Au total donc, sur 301 pages, les « irritants » (les fameuses « coquilles ») sont peu nombreux dans le livre « Ciné-club » de François Sauvay. Mais trêve de chipoteries, dont je sais qu’elles irritent, justement, beaucoup de personnes auxquelles elles sont destinées (essayez donc dans une discussion quelconque ou sur un réseau dit social, de faire une remarque sur l’orthographe ou la syntaxe... ; je vous le déconseille dans un repas de Noël et encore plus dans un repas d’affaires... les écrivains, eux, peuvent toujours prétendre, sans doute à juste titre, que les coquilles ne sont pas de leur fait mais d’un secrétariat, d’un atelier de composition ou d’un... correcteur !).

On aura compris que tout dans ce livre est américain : les patronymes, les raisons sociales et jusqu’à la démesure, pastiche oblige.
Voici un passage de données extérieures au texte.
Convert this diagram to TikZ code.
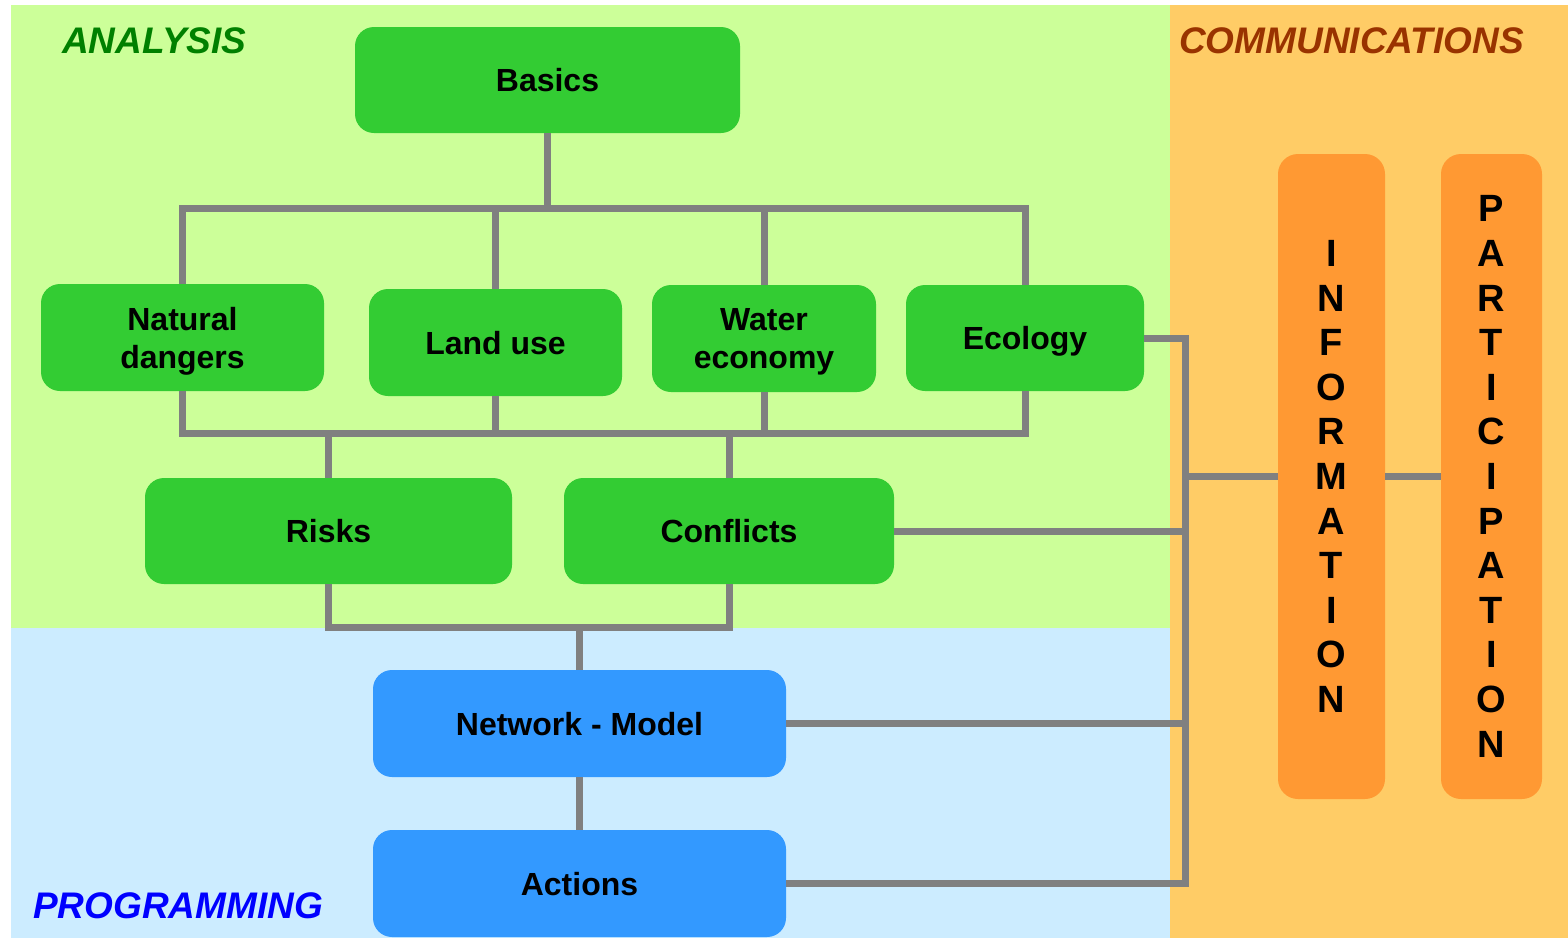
\documentclass[tikz,border=0pt]{standalone}
\usepackage{fontspec}
\setmainfont{Liberation Sans}
\begin{document}
\begin{tikzpicture}[x=1pt,y=-1pt,
  conn/.style={draw=linegray,line width=7pt,line join=miter},
  box/.style={rounded corners=19pt,inner sep=0pt,align=center,
    font=\fontsize{32}{38}\selectfont\bfseries},
  gbox/.style={box,fill=boxgreen,text depth=0pt},
  bbox/.style={box,fill=boxblue,text depth=0pt},
  obox/.style={box,fill=boxorange,rounded corners=20pt,
    font=\fontsize{38}{44.6}\selectfont\bfseries},
  title/.style={anchor=base west,inner sep=0pt,
    font=\fontsize{37}{40}\selectfont\bfseries\itshape}]
\definecolor{linegray}{HTML}{808080}
\definecolor{boxgreen}{HTML}{33CC33}
\definecolor{boxblue}{HTML}{3399FF}
\definecolor{boxorange}{HTML}{FF9933}
\definecolor{pgreen}{HTML}{CCFF99}
\definecolor{pblue}{HTML}{CCECFF}
\definecolor{porange}{HTML}{FFCC66}
\definecolor{tgreen}{HTML}{008000}
\definecolor{tbrown}{HTML}{993300}
\definecolor{tblue}{HTML}{0000FF}
\useasboundingbox (0,0) rectangle (1568,938);
\fill[white] (0,0) rectangle (1568,938);
% panels
\fill[pgreen] (11,5) rectangle (1170,628);
\fill[pblue] (11,628) rectangle (1170,938);
\fill[porange] (1170,5) rectangle (1568,938);
% titles
\node[title,text=tgreen] (tana) at (62,53) {ANALYSIS};
\node[title,text=tbrown] (tcom) at (1179,53) {COMMUNICATIONS};
\node[title,text=tblue] (tprog) at (33,918) {PROGRAMMING};
% boxes
\node[gbox,minimum width=385pt,minimum height=106pt] (basics) at (547.5,80) {Basics};
\node[gbox,minimum width=283pt,minimum height=107pt] (nat) at (182.5,337.5) {Natural\\dangers};
\node[gbox,minimum width=253pt,minimum height=107pt] (land) at (495.5,342.5) {Land use};
\node[gbox,minimum width=224pt,minimum height=107pt] (water) at (764,338.5) {Water\\economy};
\node[gbox,minimum width=238pt,minimum height=106pt] (eco) at (1025,338) {Ecology};
\node[gbox,minimum width=367pt,minimum height=106pt] (risks) at (328.5,531) {Risks};
\node[gbox,minimum width=330pt,minimum height=106pt] (conf) at (729,531) {Conflicts};
\node[bbox,minimum width=413pt,minimum height=107pt] (net) at (579.5,723.5) {Network - Model};
\node[bbox,minimum width=413pt,minimum height=107pt] (act) at (579.5,883.5) {Actions};
\node[obox,minimum width=107pt,minimum height=645pt] (info) at (1331.5,476.5)
  {I\\N\\F\\O\\R\\M\\A\\T\\I\\O\\N};
\node[obox,minimum width=101pt,minimum height=645pt] (part) at (1491.5,476.5)
  {P\\A\\R\\T\\I\\C\\I\\P\\A\\T\\I\\O\\N};
% bus coordinates
\coordinate (tb) at (0,208);
\coordinate (bb) at (0,433);
\coordinate (rb) at (0,627);
\coordinate (rx) at (1185,0);
% connectors
\draw[conn] (basics.south) -- (basics.south |- tb);
\draw[conn] (nat.north) -- (nat.north |- tb) -- (eco.north |- tb) -- (eco.north);
\draw[conn] (land.north) -- (land.north |- tb);
\draw[conn] (water.north) -- (water.north |- tb);
\draw[conn] (nat.south) -- (nat.south |- bb) -- (eco.south |- bb) -- (eco.south);
\draw[conn] (land.south) -- (land.south |- bb);
\draw[conn] (water.south) -- (water.south |- bb);
\draw[conn] (risks.north) -- (risks.north |- bb);
\draw[conn] (conf.north) -- (conf.north |- bb);
\draw[conn] (risks.south) -- (risks.south |- rb) -- (conf.south |- rb) -- (conf.south);
\draw[conn] (net.north) -- (net.north |- rb);
\draw[conn] (net.south) -- (act.north);
\draw[conn] (eco.east) -- (eco.east -| rx) -- (act.east -| rx) -- (act.east);
\draw[conn] (conf.east) -- (conf.east -| rx);
\draw[conn] (net.east) -- (net.east -| rx);
\draw[conn] (info.west) -- (info.west -| rx);
\draw[conn] (info.east) -- (part.west);
\end{tikzpicture}
\end{document}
Mais on apprend néanmoins quelques termes français, comme, pages 254 et 255, « poteau de barbier » et « virevoltant ». Inutile de chercher dans mon dictionnaire « Hachette de notre temps », je vous donne derechef les explications de Wikipedia :

  • Une enseigne de barbier, enseigne de coiffeur ou poteau de barbier, est un symbole commercial signalant au public la présence d'un salon de coiffure pour hommes, principalement aux États-Unis et dans d'autres pays de culture anglo-saxonne.
  • Un virevoltant ou tumbleweed est, chez certaines plantes, la partie hors du sol qui, une fois mûre et sèche, se sépare de la racine ou de la tige avant de rouler sur le sol au gré du vent, ce qui constitue un cas de migration d’une espèce végétal.

(et on pense au « Feel like a lonesome tumbleweed » de Joan Baez mais c’est une tout autre histoire).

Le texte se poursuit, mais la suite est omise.